→ Stored data:
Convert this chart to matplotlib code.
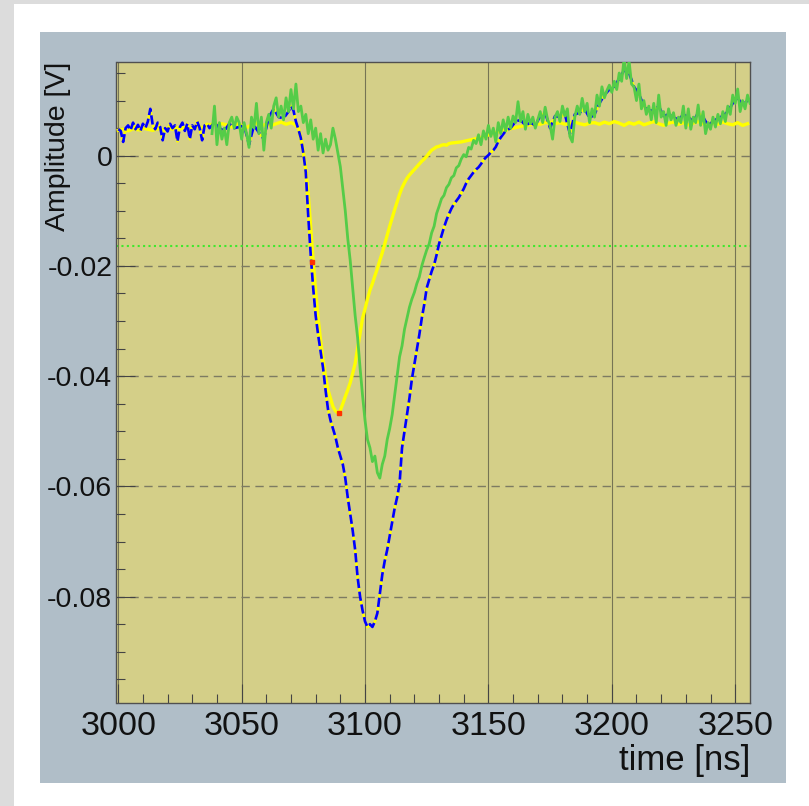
import numpy as np
import matplotlib
matplotlib.use("Agg")
import matplotlib.pyplot as plt
from matplotlib.patches import Rectangle

plt.rcParams['font.family'] = ['Liberation Sans', 'DejaVu Sans']

# ---------------- data (time in ns, amplitude in V) ----------------
# raw waveform (blue dashed) -- segments: (start, step, values)
blue_seg1 = (3000, 1, [0.0048, 0.0045, 0.0025, 0.0050, 0.0055, 0.0046, 0.0060, 0.0048, 0.0056, 0.0045,
                       0.0058, 0.0050, 0.0062, 0.0085, 0.0055, 0.0048, 0.0060, 0.0052, 0.0028, 0.0050,
                       0.0044, 0.0058, 0.0050, 0.0055, 0.0026, 0.0052, 0.0060, 0.0045, 0.0058, 0.0030,
                       0.0055, 0.0048, 0.0062, 0.0050, 0.0028, 0.0055, 0.0058, 0.0050])
blue_seg2 = (3039, 2, [0.0060, 0.0050, 0.0045, 0.0058, 0.0050, 0.0052, 0.0055, 0.0020, 0.0055, 0.0042,
                       0.0030, 0.0070, 0.0085, 0.0070, 0.0068, 0.0080])
blue_seg3 = (3070, 1, [0.0090, 0.0082, 0.0062, 0.0048, 0.0032, 0.0005, -0.0030, -0.0110, -0.0180, -0.0240,
                       -0.0290, -0.0325, -0.0355, -0.0385, -0.0425, -0.0460, -0.0480, -0.0495, -0.0510, -0.0530,
                       -0.0545, -0.0560, -0.0585, -0.0620, -0.0650, -0.0680, -0.0715, -0.0765, -0.0800, -0.0825,
                       -0.0845, -0.0855, -0.0850, -0.0855, -0.0845, -0.0830, -0.0795, -0.0760, -0.0735, -0.0715,
                       -0.0690, -0.0665, -0.0640, -0.0620, -0.0595, -0.0530, -0.0500, -0.0470, -0.0440, -0.0405,
                       -0.0378, -0.0350, -0.0325, -0.0295, -0.0270, -0.0240, -0.0225, -0.0210, -0.0198, -0.0180,
                       -0.0160, -0.0145, -0.0130, -0.0117, -0.0106, -0.0096, -0.0088, -0.0082, -0.0076, -0.0068,
                       -0.0060, -0.0050, -0.0042, -0.0036, -0.0030, -0.0025, -0.0021, -0.0015, -0.0008, -0.0003,
                       0.0001, 0.0006, 0.0010, 0.0016, 0.0026, 0.0033])
blue_seg4 = (3157, 2, [0.0045, 0.0050, 0.0062, 0.0065, 0.0055, 0.0060, 0.0055, 0.0072, 0.0078, 0.0050,
                       0.0072, 0.0070, 0.0075, 0.0040, 0.0075, 0.0078, 0.0085, 0.0068, 0.0075, 0.0095,
                       0.0110, 0.0120, 0.0125, 0.0140, 0.0155, 0.0150, 0.0125, 0.0112, 0.0090, 0.0082,
                       0.0082, 0.0090, 0.0072, 0.0075, 0.0070, 0.0065, 0.0075, 0.0070, 0.0062, 0.0078,
                       0.0070, 0.0055, 0.0062, 0.0068, 0.0072, 0.0080, 0.0095, 0.0105, 0.0092, 0.0100])

# processed signal (yellow)
yellow_seg1 = (3000, 2, [0.0046, 0.0048, 0.0045, 0.0049, 0.0047, 0.0050, 0.0048, 0.0046, 0.0049, 0.0047,
                         0.0050, 0.0048, 0.0051, 0.0049, 0.0052, 0.0050, 0.0053, 0.0051, 0.0055, 0.0057,
                         0.0055, 0.0058, 0.0056, 0.0052, 0.0058, 0.0055, 0.0051, 0.0056, 0.0059, 0.0054,
                         0.0057, 0.0055, 0.0058, 0.0061, 0.0057, 0.0060])
yellow_seg2 = (3071, 1, [0.0058, 0.0055, 0.0050, 0.0032, 0.0008, -0.0025, -0.0070, -0.0130, -0.0190, -0.0245,
                         -0.0295, -0.0335, -0.0370, -0.0400, -0.0425, -0.0440, -0.0455, -0.0463, -0.0467, -0.0462,
                         -0.0450, -0.0437, -0.0425, -0.0412, -0.0395, -0.0377, -0.0350, -0.0322, -0.0295, -0.0278,
                         -0.0260, -0.0244, -0.0232, -0.0218, -0.0205, -0.0190, -0.0176, -0.0160, -0.0144, -0.0128,
                         -0.0113, -0.0098, -0.0084, -0.0070, -0.0058, -0.0049, -0.0041, -0.0035, -0.0030, -0.0025,
                         -0.0020, -0.0015, -0.0010, -0.0006, -0.0001, 0.0005, 0.0010, 0.0013, 0.0016, 0.0017,
                         0.0019, 0.0020, 0.0019, 0.0022, 0.0023])
yellow_seg3 = (3137, 2, [0.0024, 0.0025, 0.0027, 0.0029, 0.0031, 0.0033, 0.0036, 0.0039, 0.0042, 0.0045,
                         0.0047, 0.0049, 0.0051, 0.0053, 0.0055, 0.0056, 0.0058, 0.0057, 0.0060, 0.0061,
                         0.0058, 0.0060, 0.0057, 0.0059, 0.0061, 0.0058, 0.0056, 0.0059, 0.0060, 0.0057,
                         0.0061, 0.0058, 0.0062, 0.0059, 0.0055, 0.0060, 0.0057, 0.0061, 0.0056, 0.0059,
                         0.0062, 0.0058, 0.0055, 0.0059, 0.0061, 0.0057, 0.0060, 0.0056, 0.0059, 0.0062,
                         0.0058, 0.0056, 0.0060, 0.0057, 0.0061, 0.0058, 0.0056, 0.0060, 0.0055, 0.0058])

# second channel (green)
green_seg1 = (3038, 1, [0.0040, 0.0090, 0.0020, 0.0060, 0.0030, 0.0050, 0.0020, 0.0060, 0.0070, 0.0050,
                        0.0070, 0.0060, 0.0030, 0.0060, 0.0040, 0.0015, 0.0070, 0.0050, 0.0095, 0.0040,
                        0.0070, 0.0010, 0.0060, 0.0075, 0.0050, 0.0090, 0.0105, 0.0070, 0.0090, 0.0065,
                        0.0105, 0.0080, 0.0120, 0.0085, 0.0130, 0.0080, 0.0090, 0.0060, 0.0075, 0.0040,
                        0.0065, 0.0030, 0.0050, 0.0010, 0.0040, 0.0005, 0.0030, 0.0010, 0.0020, 0.0050,
                        0.0030, 0.0005])
green_seg2 = (3090, 1, [-0.0020, -0.0060, -0.0100, -0.0150, -0.0190, -0.0240, -0.0290, -0.0330, -0.0385, -0.0435,
                        -0.0480, -0.0515, -0.0530, -0.0555, -0.0545, -0.0575, -0.0585, -0.0560, -0.0545, -0.0515,
                        -0.0495, -0.0470, -0.0435, -0.0400, -0.0365, -0.0345, -0.0315, -0.0295, -0.0275, -0.0260,
                        -0.0248, -0.0232, -0.0220, -0.0200, -0.0185])
green_seg3 = (3125, 1, [-0.0171, -0.0160, -0.0140, -0.0128, -0.0105, -0.0092, -0.0078, -0.0072, -0.0058, -0.0052,
                        -0.0040, -0.0036, -0.0022, -0.0018, -0.0006, 0.0002, -0.0002, 0.0015, 0.0012, 0.0028,
                        0.0022, 0.0038, 0.0020, 0.0045, 0.0030, 0.0055, 0.0035, 0.0050, 0.0025, 0.0060,
                        0.0040, 0.0065, 0.0045, 0.0070, 0.0050, 0.0072, 0.0060, 0.0098, 0.0062, 0.0080,
                        0.0048, 0.0075, 0.0058, 0.0070, 0.0050, 0.0065, 0.0080, 0.0060, 0.0088, 0.0065,
                        0.0055, 0.0030, 0.0070, 0.0080, 0.0062, 0.0090, 0.0072, 0.0085, 0.0035, 0.0025,
                        0.0070, 0.0090, 0.0075, 0.0104, 0.0080, 0.0095, 0.0060, 0.0085, 0.0070, 0.0110,
                        0.0090, 0.0125, 0.0105, 0.0118, 0.0128, 0.0115, 0.0135, 0.0120, 0.0150, 0.0135,
                        0.0177, 0.0140, 0.0172, 0.0130, 0.0125, 0.0100, 0.0130, 0.0085, 0.0100, 0.0075,
                        0.0090, 0.0065, 0.0095, 0.0060, 0.0110, 0.0070, 0.0080, 0.0055, 0.0085, 0.0065,
                        0.0078, 0.0055, 0.0070, 0.0060, 0.0090, 0.0050, 0.0085, 0.0048, 0.0070, 0.0060,
                        0.0092, 0.0055, 0.0080, 0.0040, 0.0060, 0.0048, 0.0070, 0.0052, 0.0075, 0.0058,
                        0.0080, 0.0062, 0.0090, 0.0075, 0.0110, 0.0095, 0.0121, 0.0080, 0.0100, 0.0085,
                        0.0110, 0.0095])

# CFD crossing / minimum markers (red) and threshold (green dotted)
marker_t = [3078.6, 3089.3]
marker_a = [-0.0193, -0.0467]
threshold = -0.0163

x_ticks = [3000, 3050, 3100, 3150, 3200, 3250]
y_ticks = [0.0, -0.02, -0.04, -0.06, -0.08]
y_tick_labels = ['0', '-0.02', '-0.04', '-0.06', '-0.08']
x_title = 'time [ns]'
y_title = 'Amplitude [V]'


def build(*segs):
    ts, vs = [], []
    for start, step, vals in segs:
        ts.append(start + step * np.arange(len(vals)))
        vs.append(np.asarray(vals, dtype=float))
    return np.concatenate(ts), np.concatenate(vs)


bt, bv = build(blue_seg1, blue_seg2, blue_seg3, blue_seg4)
yt, yv = build(yellow_seg1, yellow_seg2, yellow_seg3)
gt, gv = build(green_seg1, green_seg2, green_seg3)

# ---------------- figure ----------------
W, H = 809, 806
fig = plt.figure(figsize=(W / 100, H / 100), dpi=100)
fig.patch.set_facecolor('#dcdcdc')


def frect(x0, y0, x1, y1, color, z):
    fig.patches.append(Rectangle((x0 / W, 1 - y1 / H), (x1 - x0) / W, (y1 - y0) / H,
                                 transform=fig.transFigure, facecolor=color,
                                 edgecolor='none', zorder=z))


frect(14, 4, W, H, 'white', -3)
frect(40, 32, 786, 783, '#b0bec8', -2)

L, R, T, B = 116.5, 750, 62, 703
ax = fig.add_axes([L / W, 1 - B / H, (R - L) / W, (B - T) / H])
ax.set_zorder(1)
ax.set_facecolor('#d4cf88')

ax.plot(yt, yv, color='#ffff00', lw=2.4, solid_joinstyle='round', zorder=3)
ax.plot(bt, bv, color='#0000ff', lw=1.9, ls=(0, (3.5, 1.4)), gapcolor='#ffff00', zorder=4)
ax.plot(gt, gv, color='#55cc48', lw=2.0, zorder=5)
ax.plot(marker_t, marker_a, ls='none', marker='s', ms=3, color='#ff3300', mec='#ff3300', zorder=6)
ax.axhline(threshold, color='#3fe82d', lw=1.5, ls=(0, (1, 1.6)), zorder=2.5)

ax.set_xlim(2999.3, 3256.0)
ax.set_ylim(-0.0993, 0.0170)

ax.set_xticks(x_ticks)
ax.set_xticklabels([str(v) for v in x_ticks])
ax.set_yticks(y_ticks)
ax.set_yticklabels(y_tick_labels)
ax.set_xticks(np.arange(3000, 3257, 10), minor=True)
ax.set_yticks(np.arange(-0.095, 0.0171, 0.005), minor=True)

ax.tick_params(axis='both', which='both', direction='in', labelcolor='#111111', color='#444444', width=0.8)
ax.tick_params(axis='both', which='major', length=13.5)
ax.tick_params(axis='both', which='minor', length=6.8)
ax.tick_params(axis='x', which='major', labelsize=24.5, pad=6)
ax.tick_params(axis='y', which='major', labelsize=20.5, pad=3)

for v in x_ticks:
    ax.axvline(v, color='#5f5d48', lw=0.8, alpha=0.8, zorder=1)
for v in y_ticks:
    ax.axhline(v, color='#7d7b62', lw=1.0, ls=(0, (6, 4)), zorder=1)

for s in ax.spines.values():
    s.set_color('#505050')
    s.set_linewidth(1.0)

fig.text(R / W, 1 - 770 / H, x_title, ha='right', va='baseline', fontsize=25, color='#111111')
fig.text(58 / W, 1 - T / H, y_title, ha='center', va='top', rotation=90, fontsize=20.5, color='#111111')

fig.savefig('out.png', dpi=100, facecolor=fig.get_facecolor())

→ Given problem: Leave out the pictures and repeat the lines from the start of the material through the line with "plt.rcParams['font.family'] = ['Liberation", inclusive.

→ Result:
Convert this chart to matplotlib code.
import numpy as np
import matplotlib
matplotlib.use("Agg")
import matplotlib.pyplot as plt
from matplotlib.patches import Rectangle

plt.rcParams['font.family'] = ['Liberation Sans', 'DejaVu Sans']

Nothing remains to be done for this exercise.